Take the records underneath and set them down exactly.

+--

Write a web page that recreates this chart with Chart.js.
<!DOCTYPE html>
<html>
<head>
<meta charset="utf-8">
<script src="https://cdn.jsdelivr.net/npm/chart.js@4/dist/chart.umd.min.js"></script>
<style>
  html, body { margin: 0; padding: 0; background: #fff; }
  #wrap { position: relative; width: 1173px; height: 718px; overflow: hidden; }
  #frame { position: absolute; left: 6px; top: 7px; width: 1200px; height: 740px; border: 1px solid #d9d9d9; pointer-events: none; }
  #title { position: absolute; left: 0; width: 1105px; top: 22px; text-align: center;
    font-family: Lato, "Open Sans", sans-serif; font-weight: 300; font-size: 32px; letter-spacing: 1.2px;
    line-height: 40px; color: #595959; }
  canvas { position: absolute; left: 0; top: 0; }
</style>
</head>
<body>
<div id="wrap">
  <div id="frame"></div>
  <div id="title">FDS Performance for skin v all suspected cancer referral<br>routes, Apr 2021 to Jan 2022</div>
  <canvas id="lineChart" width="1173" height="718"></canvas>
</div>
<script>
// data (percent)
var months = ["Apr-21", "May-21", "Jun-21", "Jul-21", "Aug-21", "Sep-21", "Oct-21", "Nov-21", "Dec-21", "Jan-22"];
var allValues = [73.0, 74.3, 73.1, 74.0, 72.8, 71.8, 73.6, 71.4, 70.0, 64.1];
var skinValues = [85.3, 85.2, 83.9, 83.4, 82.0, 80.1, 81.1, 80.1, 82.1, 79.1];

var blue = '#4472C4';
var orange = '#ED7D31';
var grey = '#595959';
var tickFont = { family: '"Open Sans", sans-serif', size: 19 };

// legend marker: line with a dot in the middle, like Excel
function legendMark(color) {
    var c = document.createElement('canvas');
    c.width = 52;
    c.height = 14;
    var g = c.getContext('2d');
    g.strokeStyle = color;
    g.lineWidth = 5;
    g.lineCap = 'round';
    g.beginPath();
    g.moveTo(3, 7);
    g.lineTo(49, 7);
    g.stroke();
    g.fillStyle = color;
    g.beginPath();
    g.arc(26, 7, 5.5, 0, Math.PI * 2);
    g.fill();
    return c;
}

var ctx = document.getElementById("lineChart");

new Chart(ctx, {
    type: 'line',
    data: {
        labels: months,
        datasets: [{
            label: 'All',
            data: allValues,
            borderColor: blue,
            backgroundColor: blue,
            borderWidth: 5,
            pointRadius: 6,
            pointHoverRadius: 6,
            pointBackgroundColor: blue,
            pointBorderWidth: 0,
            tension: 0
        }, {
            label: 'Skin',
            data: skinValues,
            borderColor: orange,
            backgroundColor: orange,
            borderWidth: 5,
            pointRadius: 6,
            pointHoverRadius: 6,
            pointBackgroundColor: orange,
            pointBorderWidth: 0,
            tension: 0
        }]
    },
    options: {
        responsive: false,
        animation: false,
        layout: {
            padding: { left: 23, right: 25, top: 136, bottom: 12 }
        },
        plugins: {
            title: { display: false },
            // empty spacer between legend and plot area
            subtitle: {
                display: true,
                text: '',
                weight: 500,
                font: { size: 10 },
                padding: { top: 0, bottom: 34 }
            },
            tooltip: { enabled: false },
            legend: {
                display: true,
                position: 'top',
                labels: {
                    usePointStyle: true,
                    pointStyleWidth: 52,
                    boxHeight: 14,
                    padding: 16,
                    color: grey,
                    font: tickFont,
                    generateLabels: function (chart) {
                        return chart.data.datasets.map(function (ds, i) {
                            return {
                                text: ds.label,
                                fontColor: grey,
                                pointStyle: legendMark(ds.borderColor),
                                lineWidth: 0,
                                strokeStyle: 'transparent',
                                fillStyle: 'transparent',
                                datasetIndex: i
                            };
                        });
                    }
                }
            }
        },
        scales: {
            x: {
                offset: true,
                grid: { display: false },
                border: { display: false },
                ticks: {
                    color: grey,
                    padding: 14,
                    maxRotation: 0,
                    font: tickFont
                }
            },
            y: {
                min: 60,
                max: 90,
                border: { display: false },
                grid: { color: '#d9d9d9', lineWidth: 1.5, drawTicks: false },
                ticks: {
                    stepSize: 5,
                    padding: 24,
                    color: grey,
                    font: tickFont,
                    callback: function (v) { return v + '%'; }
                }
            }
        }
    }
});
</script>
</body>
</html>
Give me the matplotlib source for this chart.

+--

RESULT OF THIS TASK
Write a web page that recreates this chart with Chart.js.
<!DOCTYPE html>
<html>
<head>
<meta charset="utf-8">
<script src="https://cdn.jsdelivr.net/npm/chart.js@4/dist/chart.umd.min.js"></script>
<style>
  html, body { margin: 0; padding: 0; background: #fff; }
  #wrap { position: relative; width: 1173px; height: 718px; overflow: hidden; }
  #frame { position: absolute; left: 6px; top: 7px; width: 1200px; height: 740px; border: 1px solid #d9d9d9; pointer-events: none; }
  #title { position: absolute; left: 0; width: 1105px; top: 22px; text-align: center;
    font-family: Lato, "Open Sans", sans-serif; font-weight: 300; font-size: 32px; letter-spacing: 1.2px;
    line-height: 40px; color: #595959; }
  canvas { position: absolute; left: 0; top: 0; }
</style>
</head>
<body>
<div id="wrap">
  <div id="frame"></div>
  <div id="title">FDS Performance for skin v all suspected cancer referral<br>routes, Apr 2021 to Jan 2022</div>
  <canvas id="lineChart" width="1173" height="718"></canvas>
</div>
<script>
// data (percent)
var months = ["Apr-21", "May-21", "Jun-21", "Jul-21", "Aug-21", "Sep-21", "Oct-21", "Nov-21", "Dec-21", "Jan-22"];
var allValues = [73.0, 74.3, 73.1, 74.0, 72.8, 71.8, 73.6, 71.4, 70.0, 64.1];
var skinValues = [85.3, 85.2, 83.9, 83.4, 82.0, 80.1, 81.1, 80.1, 82.1, 79.1];

var blue = '#4472C4';
var orange = '#ED7D31';
var grey = '#595959';
var tickFont = { family: '"Open Sans", sans-serif', size: 19 };

// legend marker: line with a dot in the middle, like Excel
function legendMark(color) {
    var c = document.createElement('canvas');
    c.width = 52;
    c.height = 14;
    var g = c.getContext('2d');
    g.strokeStyle = color;
    g.lineWidth = 5;
    g.lineCap = 'round';
    g.beginPath();
    g.moveTo(3, 7);
    g.lineTo(49, 7);
    g.stroke();
    g.fillStyle = color;
    g.beginPath();
    g.arc(26, 7, 5.5, 0, Math.PI * 2);
    g.fill();
    return c;
}

var ctx = document.getElementById("lineChart");

new Chart(ctx, {
    type: 'line',
    data: {
        labels: months,
        datasets: [{
            label: 'All',
            data: allValues,
            borderColor: blue,
            backgroundColor: blue,
            borderWidth: 5,
            pointRadius: 6,
            pointHoverRadius: 6,
            pointBackgroundColor: blue,
            pointBorderWidth: 0,
            tension: 0
        }, {
            label: 'Skin',
            data: skinValues,
            borderColor: orange,
            backgroundColor: orange,
            borderWidth: 5,
            pointRadius: 6,
            pointHoverRadius: 6,
            pointBackgroundColor: orange,
            pointBorderWidth: 0,
            tension: 0
        }]
    },
    options: {
        responsive: false,
        animation: false,
        layout: {
            padding: { left: 23, right: 25, top: 136, bottom: 12 }
        },
        plugins: {
            title: { display: false },
            // empty spacer between legend and plot area
            subtitle: {
                display: true,
                text: '',
                weight: 500,
                font: { size: 10 },
                padding: { top: 0, bottom: 34 }
            },
            tooltip: { enabled: false },
            legend: {
                display: true,
                position: 'top',
                labels: {
                    usePointStyle: true,
                    pointStyleWidth: 52,
                    boxHeight: 14,
                    padding: 16,
                    color: grey,
                    font: tickFont,
                    generateLabels: function (chart) {
                        return chart.data.datasets.map(function (ds, i) {
                            return {
                                text: ds.label,
                                fontColor: grey,
                                pointStyle: legendMark(ds.borderColor),
                                lineWidth: 0,
                                strokeStyle: 'transparent',
                                fillStyle: 'transparent',
                                datasetIndex: i
                            };
                        });
                    }
                }
            }
        },
        scales: {
            x: {
                offset: true,
                grid: { display: false },
                border: { display: false },
                ticks: {
                    color: grey,
                    padding: 14,
                    maxRotation: 0,
                    font: tickFont
                }
            },
            y: {
                min: 60,
                max: 90,
                border: { display: false },
                grid: { color: '#d9d9d9', lineWidth: 1.5, drawTicks: false },
                ticks: {
                    stepSize: 5,
                    padding: 24,
                    color: grey,
                    font: tickFont,
                    callback: function (v) { return v + '%'; }
                }
            }
        }
    }
});
</script>
</body>
</html>
Give me the matplotlib source for this chart.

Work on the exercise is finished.